TASK DESCRIPTION: Leave the pictures out and quote every line from the start of the listing to the line with "(traintxt) at (422,434)", inclusive.

DATA LINES:
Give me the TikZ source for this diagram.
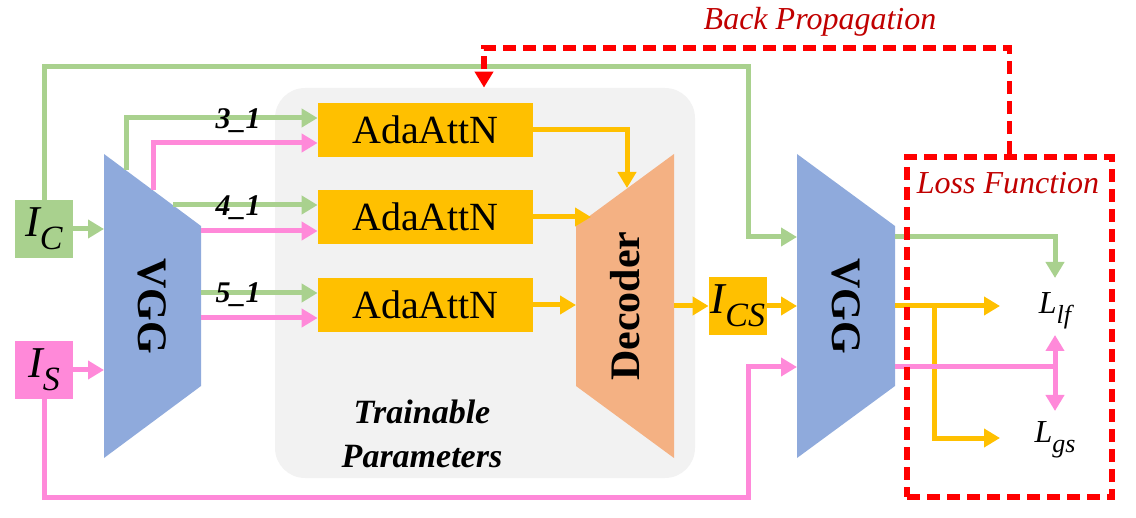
\documentclass[tikz,border=0pt]{standalone}
\usepackage{fontspec}
\setmainfont{Liberation Serif}
\usetikzlibrary{positioning, arrows.meta}
\definecolor{agreen}{HTML}{A9D18E}
\definecolor{apink}{HTML}{FF89D9}
\definecolor{ablue}{HTML}{8FAADC}
\definecolor{aorange}{HTML}{F4B183}
\definecolor{ayellow}{HTML}{FFC000}
\definecolor{agray}{HTML}{F2F2F2}
\definecolor{ared}{HTML}{FF0000}
\definecolor{adarkred}{HTML}{C00000}
\newcommand{\symsub}[3]{{\itshape #1\raisebox{-0.3em}{\fontsize{#3}{#3}\selectfont #2}}}

\begin{document}
\begin{tikzpicture}[
        x=0.5pt, y=-0.5pt,
        every node/.style={inner sep=0pt},
        imgbox/.style={
          minimum width=29pt, minimum height=29pt,
          font=\fontsize{22}{24}\selectfont,
        },
        attbox/.style={
          fill=ayellow, minimum width=107.5pt, minimum height=27pt,
          font=\fontsize{20}{24}\selectfont,
        },
        feat/.style={
          line width=2.5pt, -{Triangle[length=8pt,width=9pt]},
        },
        layer/.style={font=\fontsize{15}{18}\selectfont\bfseries\itshape},
        nettxt/.style={font=\fontsize{21}{24}\selectfont\bfseries},
        redtxt/.style={text=adarkred, font=\fontsize{16}{19}\selectfont\itshape},
        bp/.style={
          draw=ared, line width=2.8pt, dash pattern=on 6.5pt off 3.5pt,
        },
        losstxt/.style={font=\fontsize{16}{19}\selectfont},
      ]
      \useasboundingbox (0,0) rectangle (1136,518);

      % trainable part
      \node[fill=agray, rounded corners=15pt, minimum width=210pt,
        minimum height=195pt] (train) at (485,283) {};
      \node[font=\fontsize{17}{22}\selectfont\bfseries\itshape, align=center]
        (traintxt) at (422,434) {Trainable\\Parameters};

      % encoders and decoder
      \coordinate (va-tl) at (104,154);
      \coordinate (va-tr) at (201,226);
      \coordinate (va-br) at (201,386);
      \coordinate (va-bl) at (104,458);
      \fill[ablue] (va-tl) -- (va-tr) -- (va-br) -- (va-bl) -- cycle;
      \node[nettxt, rotate=-90] (vgga) at (152,306) {VGG};

      \coordinate (dec-tr) at (674,154);
      \coordinate (dec-br) at (674,458);
      \coordinate (dec-bl) at (576,386);
      \coordinate (dec-tl) at (576,226);
      \fill[aorange] (dec-tl) -- (dec-tr) -- (dec-br) -- (dec-bl) -- cycle;
      \node[nettxt, rotate=90] (dec) at (625,306) {Decoder};

      \coordinate (vb-tl) at (797,154);
      \coordinate (vb-tr) at (895,226);
      \coordinate (vb-br) at (895,386);
      \coordinate (vb-bl) at (797,458);
      \fill[ablue] (vb-tl) -- (vb-tr) -- (vb-br) -- (vb-bl) -- cycle;
      \node[nettxt, rotate=-90] (vggb) at (846,306) {VGG};

      % images
      \node[imgbox, fill=agreen] (ic) at (44,229) {\symsub{I}{C}{17}};
      \node[imgbox, fill=apink] (is) at (44,370) {\symsub{I}{S}{17}};
      \node[imgbox, fill=ayellow] (ics) at (738,306) {\symsub{I}{CS}{17}};

      \node[attbox] (ada1) at (425.5,130) {AdaAttN};
      \node[attbox] (ada2) at (425.5,217) {AdaAttN};
      \node[attbox] (ada3) at (425.5,305) {AdaAttN};

      % helper points
      \coordinate (va-g3) at (126,170);
      \coordinate (va-p3) at (153,190);
      \coordinate (va-g4) at (173,205);
      \coordinate (va-p4) at (201,231);
      \coordinate (va-g5) at (201,293);
      \coordinate (va-p5) at (201,318);
      \coordinate (gtop) at (748,67);
      \coordinate (pbot) at (748,497);
      \coordinate (vb-in1) at (797,237);
      \coordinate (vb-in3) at (797,367);
      \coordinate (dec-in1) at (627,188);
      \coordinate (dec-in2) at (591,217);
      \coordinate (vb-o1) at (895,237);
      \coordinate (vb-o2) at (895,306);
      \coordinate (vb-o3) at (895,367);
      \coordinate (lf-top) at (1055,278);
      \coordinate (lf-in) at (1000,306);
      \coordinate (gs-in) at (1000,438);
      \coordinate (fork) at (934,306);
      \coordinate (pk-up) at (1055,335);
      \coordinate (pk-dn) at (1055,411);
      \coordinate (pk-mid) at (1055,367);
      \coordinate (bpcorner) at (484,48);

      % content and style features
      \draw[feat, agreen] (ic.east) -- (ic.east -| va-tl);
      \draw[feat, apink] (is.east) -- (is.east -| va-tl);
      \draw[feat, agreen] (ic.north) |- (gtop) |- (vb-in1);
      \draw[feat, apink] (is.south) |- (pbot) |- (vb-in3);

      \draw[feat, agreen] (va-g3) |- ([yshift=6pt]ada1.west);
      \draw[feat, apink] (va-p3) |- ([yshift=-6.5pt]ada1.west);
      \draw[feat, agreen] (va-g4) -- ([yshift=6pt]ada2.west);
      \draw[feat, apink] (va-p4) -- ([yshift=-7pt]ada2.west);
      \draw[feat, agreen] (va-g5) -- ([yshift=6pt]ada3.west);
      \draw[feat, apink] (va-p5) -- ([yshift=-6.5pt]ada3.west);

      \node[layer] (l3) at (238,121) {3\_1};
      \node[layer] (l4) at (238,208) {4\_1};
      \node[layer] (l5) at (238,295) {5\_1};

      % decoding
      \draw[feat, ayellow] (ada1.east) -| (dec-in1);
      \draw[feat, ayellow] (ada2.east) -- (dec-in2);
      \draw[feat, ayellow] (ada3.east) -- (ada3.east -| dec-tl);
      \draw[feat, ayellow] (ics.west -| dec-tr) -- (ics.west);
      \draw[feat, ayellow] (ics.east) -- (ics.east -| vb-tl);

      % losses
      \draw[feat, agreen] (vb-o1) -| (lf-top);
      \draw[feat, ayellow] (vb-o2) -- (lf-in);
      \draw[feat, ayellow] (fork) |- (gs-in);
      \draw[line width=2.5pt, apink] (vb-o3) -- (pk-mid);
      \draw[line width=2.5pt, apink,
        {Triangle[length=8pt,width=9pt]}-{Triangle[length=8pt,width=9pt]}]
        (pk-up) -- (pk-dn);
      \node[losstxt] (llf) at (1055,311) {\symsub{L}{lf}{13}};
      \node[losstxt] (lgs) at (1055,440) {\symsub{L}{gs}{13}};

      \node[bp, minimum width=102.5pt, minimum height=170pt] (loss)
        at (1009.5,327) {};
      \node[redtxt] (losslbl) at (1008,183) {Loss Function};

      % back propagation
      \draw[bp, -{Triangle[length=8pt,width=9pt]}] (loss.north) |- (bpcorner)
        -- (train.north -| bpcorner);
      \node[redtxt] (bplbl) at (820,22) {Back Propagation};
    \end{tikzpicture}
\end{document}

ANSWER TO THIS TASK:
Give me the TikZ source for this diagram.
\documentclass[tikz,border=0pt]{standalone}
\usepackage{fontspec}
\setmainfont{Liberation Serif}
\usetikzlibrary{positioning, arrows.meta}
\definecolor{agreen}{HTML}{A9D18E}
\definecolor{apink}{HTML}{FF89D9}
\definecolor{ablue}{HTML}{8FAADC}
\definecolor{aorange}{HTML}{F4B183}
\definecolor{ayellow}{HTML}{FFC000}
\definecolor{agray}{HTML}{F2F2F2}
\definecolor{ared}{HTML}{FF0000}
\definecolor{adarkred}{HTML}{C00000}
\newcommand{\symsub}[3]{{\itshape #1\raisebox{-0.3em}{\fontsize{#3}{#3}\selectfont #2}}}

\begin{document}
\begin{tikzpicture}[
        x=0.5pt, y=-0.5pt,
        every node/.style={inner sep=0pt},
        imgbox/.style={
          minimum width=29pt, minimum height=29pt,
          font=\fontsize{22}{24}\selectfont,
        },
        attbox/.style={
          fill=ayellow, minimum width=107.5pt, minimum height=27pt,
          font=\fontsize{20}{24}\selectfont,
        },
        feat/.style={
          line width=2.5pt, -{Triangle[length=8pt,width=9pt]},
        },
        layer/.style={font=\fontsize{15}{18}\selectfont\bfseries\itshape},
        nettxt/.style={font=\fontsize{21}{24}\selectfont\bfseries},
        redtxt/.style={text=adarkred, font=\fontsize{16}{19}\selectfont\itshape},
        bp/.style={
          draw=ared, line width=2.8pt, dash pattern=on 6.5pt off 3.5pt,
        },
        losstxt/.style={font=\fontsize{16}{19}\selectfont},
      ]
      \useasboundingbox (0,0) rectangle (1136,518);

      % trainable part
      \node[fill=agray, rounded corners=15pt, minimum width=210pt,
        minimum height=195pt] (train) at (485,283) {};
      \node[font=\fontsize{17}{22}\selectfont\bfseries\itshape, align=center]
        (traintxt) at (422,434) {Trainable\\Parameters};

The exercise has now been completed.